» Task prompt: Retype every line from the top of the entries down to the one with "return np.column_stack([cx +", both included, and skip the pictures.

═════ Listed entries

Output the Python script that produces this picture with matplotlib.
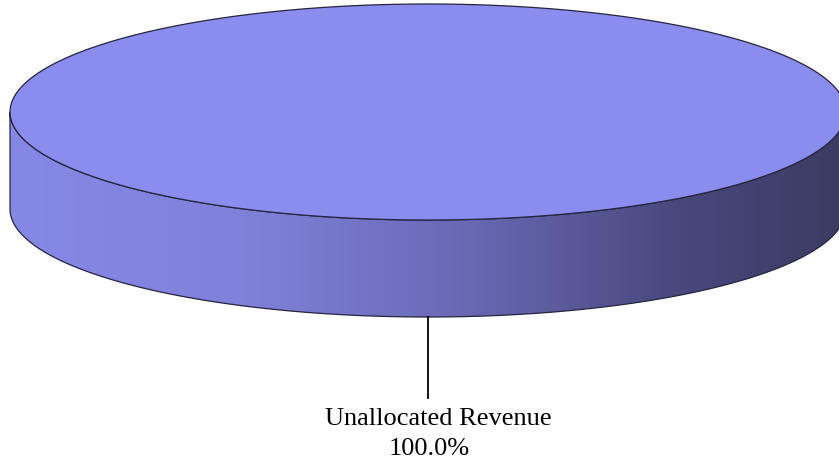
import matplotlib.pyplot as plt
import numpy as np
from matplotlib.colors import LinearSegmentedColormap
from matplotlib.patches import Polygon

labels = ['Unallocated Revenue']
values = [100.0]

top_color = '#8a8cee'
edge_color = '#25253f'
side_cmap = LinearSegmentedColormap.from_list('side', [
    (0.0, '#8688e6'),
    (0.3, '#7e80d8'),
    (0.55, '#6868b4'),
    (0.8, '#48487e'),
    (1.0, '#3b3b62'),
])

# pie geometry in pixel units (right edge runs past the figure)
cx, cy = 428, 113
rx, ry = 418, 108
depth = 97

fig = plt.figure(figsize=(8.39, 4.60), dpi=100)
ax = fig.add_axes([0, 0, 1, 1])


def arc(t0, t1, dy=0, n=300):
    t = np.radians(np.linspace(t0, t1, n))
    return np.column_stack([cx + rx * np.cos(t), cy - ry * np.sin(t) + dy])


total = sum(values)
start = 90.0
for lab, v in zip(labels, values):
    sweep = 360.0 * v / total
    t0, t1 = start - sweep, start

    # visible front side wall (angles between 180 and 360)
    a0 = max(t0, -180.0)
    a1 = min(t1, 0.0)
    if a1 > a0:
        upper = arc(a0, a1)
        lower = arc(a1, a0, depth)
        side = Polygon(np.vstack([upper, lower]), closed=True,
                       facecolor='none', edgecolor=edge_color, lw=0.9, zorder=3)
        ax.add_patch(side)
        grad = np.linspace(0, 1, 512).reshape(1, -1)
        im = ax.imshow(grad, cmap=side_cmap, aspect='auto',
                       extent=[cx - rx, cx + rx, cy + ry + depth, cy - ry],
                       zorder=2)
        im.set_clip_path(side)

    # top face
    pts = arc(t0, t1)
    if sweep < 360:
        pts = np.vstack([[cx, cy], pts])
    ax.add_patch(Polygon(pts, closed=True, facecolor=top_color,
                         edgecolor=edge_color, lw=0.9, zorder=4))

    # label with leader line
    mid = np.radians((t0 + t1) / 2)
    lx = cx + rx * np.cos(mid)
    ly = cy - ry * np.sin(mid) + depth
    ax.plot([lx, lx], [ly, ly + 81], color='black', lw=1.3, zorder=5)
    ax.text(lx + 10, ly + 107, lab, ha='center', va='baseline',
            fontsize=19, family='Liberation Serif')
    ax.text(lx + 1, ly + 137, f'{v / total * 100:.1f}%', ha='center', va='baseline',
            fontsize=19, family='Liberation Serif')
    start -= sweep

ax.set_xlim(0, 839)
ax.set_ylim(460, 0)
ax.axis('off')
fig.savefig('out.png', dpi=100)
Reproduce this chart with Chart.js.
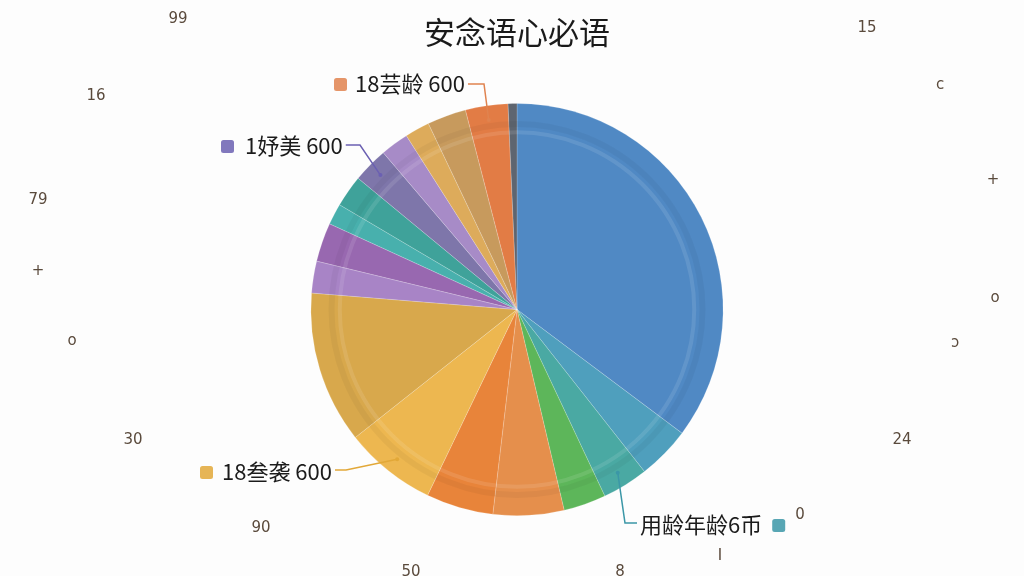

══════════

» Expected answer:
Output the Python script that produces this picture with matplotlib.
import matplotlib.pyplot as plt
import numpy as np
from matplotlib.colors import LinearSegmentedColormap
from matplotlib.patches import Polygon

labels = ['Unallocated Revenue']
values = [100.0]

top_color = '#8a8cee'
edge_color = '#25253f'
side_cmap = LinearSegmentedColormap.from_list('side', [
    (0.0, '#8688e6'),
    (0.3, '#7e80d8'),
    (0.55, '#6868b4'),
    (0.8, '#48487e'),
    (1.0, '#3b3b62'),
])

# pie geometry in pixel units (right edge runs past the figure)
cx, cy = 428, 113
rx, ry = 418, 108
depth = 97

fig = plt.figure(figsize=(8.39, 4.60), dpi=100)
ax = fig.add_axes([0, 0, 1, 1])


def arc(t0, t1, dy=0, n=300):
    t = np.radians(np.linspace(t0, t1, n))
    return np.column_stack([cx + rx * np.cos(t), cy - ry * np.sin(t) + dy])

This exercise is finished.